Last week: Some TC trend signals off 4hr charts emerged last week and I’m wondering if this is a sign that things might be about to turn. There were three signals that all produced some pips: NZD/USD for just 70, EUR/USD for 120 and the GBP/JPY for 300 before reversing.
Next week:
The US$ got a boost last week with the US Federal Reserve Chair, Janet Yellen, giving less dovish than expected commentary when she stated that a US rate hike could be expected this year. Friday’s upbeat US GDP added support to this case but, rather surprisingly, the US$ pulled back to close lower for the day and the EUR index rallied to end up closing positive for the week! This must have US$ bulls at least perplexed, if not worried, ahead of next week’s NFP and they will be looking for a strong result there to continue to support the US$. Regardless of these price gyrations, both the US$ and EURX indices continue consolidating within weekly chart triangle patterns that have persisted for over 6 months and…… somethings gotta give soon.

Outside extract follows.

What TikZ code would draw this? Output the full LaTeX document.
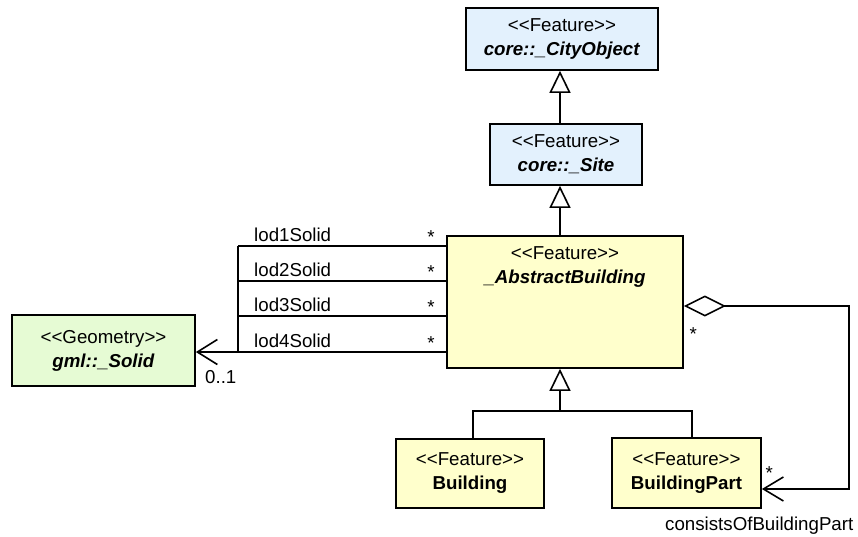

An update on the FX Indices can be found through this link.
There is a lot of high impact data next week with quite a few US Federal Reserve member speeches and with Thursday bringing the larger, and more credible, Chinese Manufacturing PMI before the highlight event of the week with US NFP on Friday. Janet Yellen has flagged jobs growth as an important consideration in any rate-hike decision and so this data might help define the next move for the US$ and, as a consequence, for many related pairs.
Gold & Silver: Gold has managed to close above $1,145 support and Silver above $15 support in fairly bullish moves despite US$ strength. Both metals continue to trade in bullish-reversal descending wedge patterns despite many traders having a bearish outlook for the them. At least we have trend lines to monitor here for any breakout, bullish or bearish, as both metals edge closer towards the apex of their developing wedge patterns.
USD/JPY: this looked to make a bullish triangle breakout on Friday but the move had faded by the end of the US session. Was this just fatigue following its decent run during the late Asia/European session or, rather, the Yen strengthening with broader concern and stock market jitters?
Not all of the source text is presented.